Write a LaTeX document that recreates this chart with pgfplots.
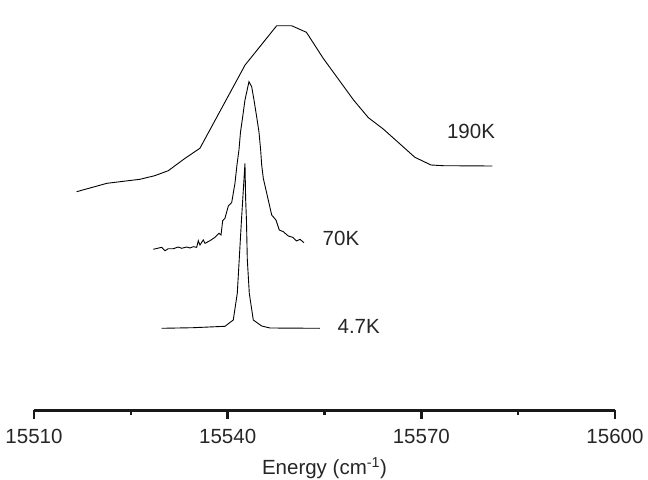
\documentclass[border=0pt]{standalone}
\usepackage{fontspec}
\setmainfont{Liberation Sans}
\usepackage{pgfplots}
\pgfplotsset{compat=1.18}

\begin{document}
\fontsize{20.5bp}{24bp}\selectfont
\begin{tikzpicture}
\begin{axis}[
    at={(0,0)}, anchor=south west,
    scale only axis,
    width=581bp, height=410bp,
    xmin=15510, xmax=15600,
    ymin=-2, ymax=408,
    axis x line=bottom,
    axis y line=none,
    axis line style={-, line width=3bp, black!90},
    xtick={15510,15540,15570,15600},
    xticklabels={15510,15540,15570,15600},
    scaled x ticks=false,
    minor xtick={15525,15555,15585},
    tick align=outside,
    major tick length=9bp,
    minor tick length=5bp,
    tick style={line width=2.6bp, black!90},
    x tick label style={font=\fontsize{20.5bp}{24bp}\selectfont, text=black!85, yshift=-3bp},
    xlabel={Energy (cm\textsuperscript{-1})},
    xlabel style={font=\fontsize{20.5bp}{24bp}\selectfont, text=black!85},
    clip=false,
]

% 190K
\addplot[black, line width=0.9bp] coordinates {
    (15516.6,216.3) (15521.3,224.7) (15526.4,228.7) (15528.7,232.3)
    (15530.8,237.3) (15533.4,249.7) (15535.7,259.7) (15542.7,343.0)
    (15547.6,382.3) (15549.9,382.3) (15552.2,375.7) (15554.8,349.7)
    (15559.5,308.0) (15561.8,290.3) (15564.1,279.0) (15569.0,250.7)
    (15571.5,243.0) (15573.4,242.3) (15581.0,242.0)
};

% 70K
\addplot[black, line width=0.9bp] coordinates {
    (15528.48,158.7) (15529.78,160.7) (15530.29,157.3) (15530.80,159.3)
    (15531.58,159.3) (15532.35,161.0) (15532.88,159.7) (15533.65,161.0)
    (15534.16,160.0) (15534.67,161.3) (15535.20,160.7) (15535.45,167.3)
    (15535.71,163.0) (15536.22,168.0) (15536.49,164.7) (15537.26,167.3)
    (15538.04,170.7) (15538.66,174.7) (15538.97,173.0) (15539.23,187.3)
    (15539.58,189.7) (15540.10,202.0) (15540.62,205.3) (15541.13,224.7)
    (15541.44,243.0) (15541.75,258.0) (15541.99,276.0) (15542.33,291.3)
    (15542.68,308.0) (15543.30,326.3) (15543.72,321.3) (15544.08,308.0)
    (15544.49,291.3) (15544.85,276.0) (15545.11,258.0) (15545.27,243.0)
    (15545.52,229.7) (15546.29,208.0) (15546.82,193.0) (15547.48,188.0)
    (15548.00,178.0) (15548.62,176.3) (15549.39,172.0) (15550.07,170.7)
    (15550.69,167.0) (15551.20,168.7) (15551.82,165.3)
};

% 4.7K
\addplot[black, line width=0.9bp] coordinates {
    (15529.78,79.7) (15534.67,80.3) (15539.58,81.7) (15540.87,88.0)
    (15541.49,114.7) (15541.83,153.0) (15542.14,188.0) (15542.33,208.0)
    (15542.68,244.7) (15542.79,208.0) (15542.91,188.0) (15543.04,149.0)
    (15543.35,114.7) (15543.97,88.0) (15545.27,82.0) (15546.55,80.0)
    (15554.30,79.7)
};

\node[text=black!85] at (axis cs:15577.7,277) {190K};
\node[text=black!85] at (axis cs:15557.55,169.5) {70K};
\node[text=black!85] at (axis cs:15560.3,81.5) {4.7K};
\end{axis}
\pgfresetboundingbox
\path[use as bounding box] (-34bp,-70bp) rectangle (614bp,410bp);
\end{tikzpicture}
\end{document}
────────────────────────────────────────
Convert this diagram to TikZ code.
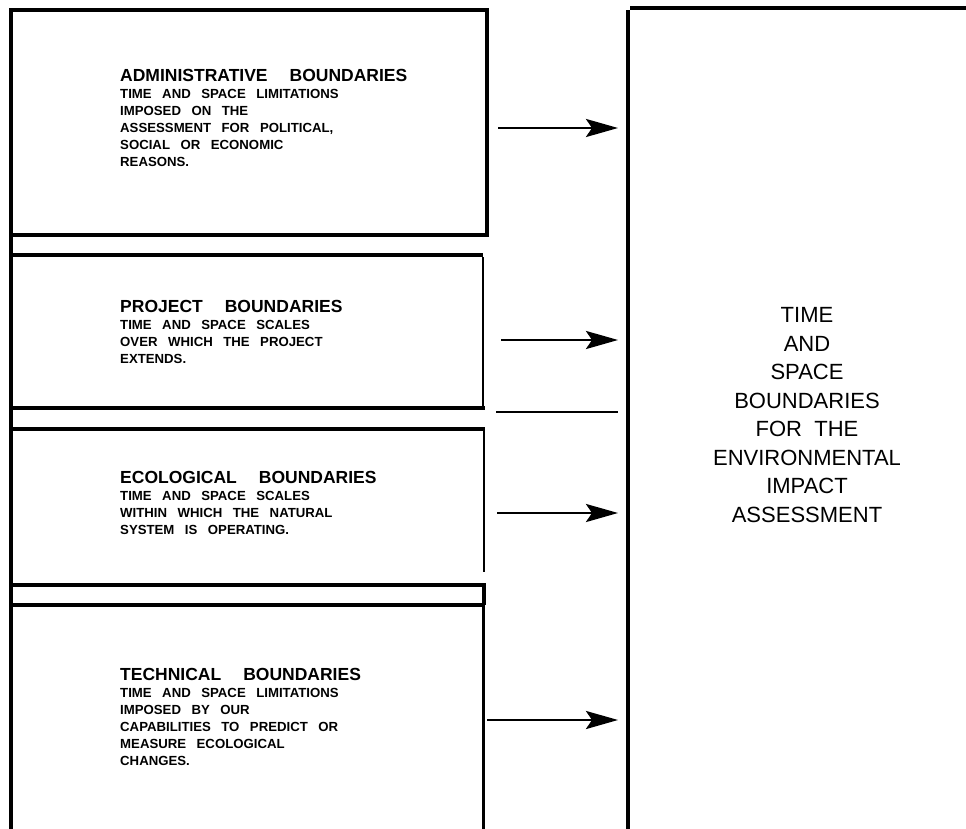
────────────────────────────────────────
# TO BE DONE
Tally the lines containing "this". Provide the number without any other words.

# ANSWER TO THE PROBLEM
2